The batch handler does the actual model training of word2vec. It takes the entire batch of text (collected so far from the stream ), processes it and gives us the trained model, which can be deployed to production. This should be done iteratively.

Stream processor:

All the streaming text is processed by the streaming Handle. In our case the streaming handle is supposed to give similarities using the trained model. And the stream text should be saved, for further batch processing.

The above model can be extended to lambda architecture by using Spark Streaming:

In spark streaming we get DStreams, which are blocks or RDD collected for a certain window of time. We can use traied model to predict the similarities on the DStreams and at the same time save it to a DB/filesystem for batch training the word2vec model.

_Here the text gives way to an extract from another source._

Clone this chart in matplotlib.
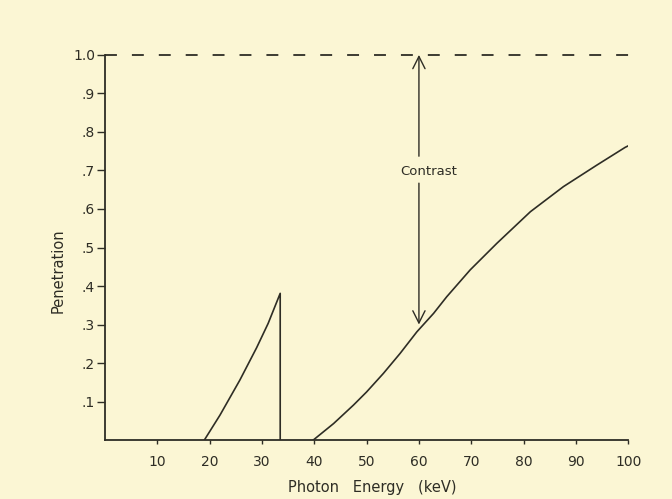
import matplotlib
matplotlib.use("Agg")
import matplotlib.pyplot as plt

# penetration vs photon energy
low_energy = [19.0, 22.0, 25.8, 29.0, 31.2, 33.5, 33.5]
low_pen = [0.0, 0.065, 0.156, 0.24, 0.303, 0.381, 0.0]

high_energy = [39.8, 43.7, 47.5, 50.0, 53.2, 56.4, 59.6, 62.8, 65.3, 69.8,
               74.9, 81.3, 87.6, 94.0, 99.4, 100.0]
high_pen = [0.0, 0.043, 0.091, 0.125, 0.173, 0.225, 0.281, 0.329, 0.372, 0.442,
            0.511, 0.593, 0.658, 0.714, 0.760, 0.764]

x_ticks = [10, 20, 30, 40, 50, 60, 70, 80, 90, 100]
y_ticks = [0.1, 0.2, 0.3, 0.4, 0.5, 0.6, 0.7, 0.8, 0.9, 1.0]
y_labels = [".1", ".2", ".3", ".4", ".5", ".6", ".7", ".8", ".9", "1.0"]

contrast_x = 60
contrast_low = 0.30
contrast_high = 1.0

bg = "#fbf6d4"
ink = "#2e2d25"

fig = plt.figure(figsize=(6.72, 4.99), dpi=100)
fig.patch.set_facecolor(bg)
ax = fig.add_axes([0.156, 0.118, 0.779, 0.772])
ax.set_facecolor(bg)

ax.plot(low_energy, low_pen, color=ink, lw=1.2)
ax.plot(high_energy, high_pen, color=ink, lw=1.2)

# full penetration reference
ax.plot([0, 100.5], [1.0, 1.0], color=ink, lw=1.3, dashes=(6.6, 8.3), clip_on=False)

# contrast arrow, split around the label
ax.annotate("", xy=(contrast_x, contrast_high), xytext=(contrast_x, 0.737),
            arrowprops=dict(arrowstyle="->", color=ink, lw=1.0,
                            mutation_scale=22, shrinkA=0, shrinkB=0))
ax.annotate("", xy=(contrast_x, contrast_low), xytext=(contrast_x, 0.667),
            arrowprops=dict(arrowstyle="->", color=ink, lw=1.0,
                            mutation_scale=22, shrinkA=0, shrinkB=0))
ax.text(contrast_x + 1.8, 0.697, "Contrast", ha="center", va="center",
        fontsize=9.5, color=ink, fontweight="medium")

ax.set_xlim(0, 100)
ax.set_ylim(0, 1.0)
ax.set_xticks(x_ticks)
ax.set_xticklabels([str(v) for v in x_ticks])
ax.set_yticks(y_ticks)
ax.set_yticklabels(y_labels)

ax.spines["top"].set_visible(False)
ax.spines["right"].set_visible(False)
for s in ("left", "bottom"):
    ax.spines[s].set_color(ink)
    ax.spines[s].set_linewidth(1.3)

ax.tick_params(axis="both", colors=ink, labelsize=10, width=1.0)
ax.tick_params(axis="x", length=3, pad=8)
ax.tick_params(axis="y", length=6, pad=1)

ax.set_xlabel("Photon   Energy   (keV)", fontsize=10.5, color=ink)
ax.xaxis.set_label_coords(0.51, -0.104)
ax.set_ylabel("Penetration", fontsize=10.5, color=ink)
ax.yaxis.set_label_coords(-0.075, 0.44)

fig.savefig("out.png", dpi=100, facecolor=bg)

Improving Production scenarios:

Some libraries give the capability of using GPU for computation. The spark Mllib does'nt use the GPU. Computing gradients for skip-gram models is faster using GPU. If we can use a combination of distributed and gpu , it could speed up training much much better. (tensorflow distributed needs to be explored).

Even spark can be used to parallelize to run replicas of tensorflow models locally on nodes and merge the results. This can done too.

How to tackle memory limits:

Spark offers disk spillout but this will slow down the training. Here is an interesting a paper I found, that speaks about using parametric servers for this problem (deepdist approach uses parametric server, but the implementation explained in this paper is quite different. It uses column based rather than word based split). Yet to explore.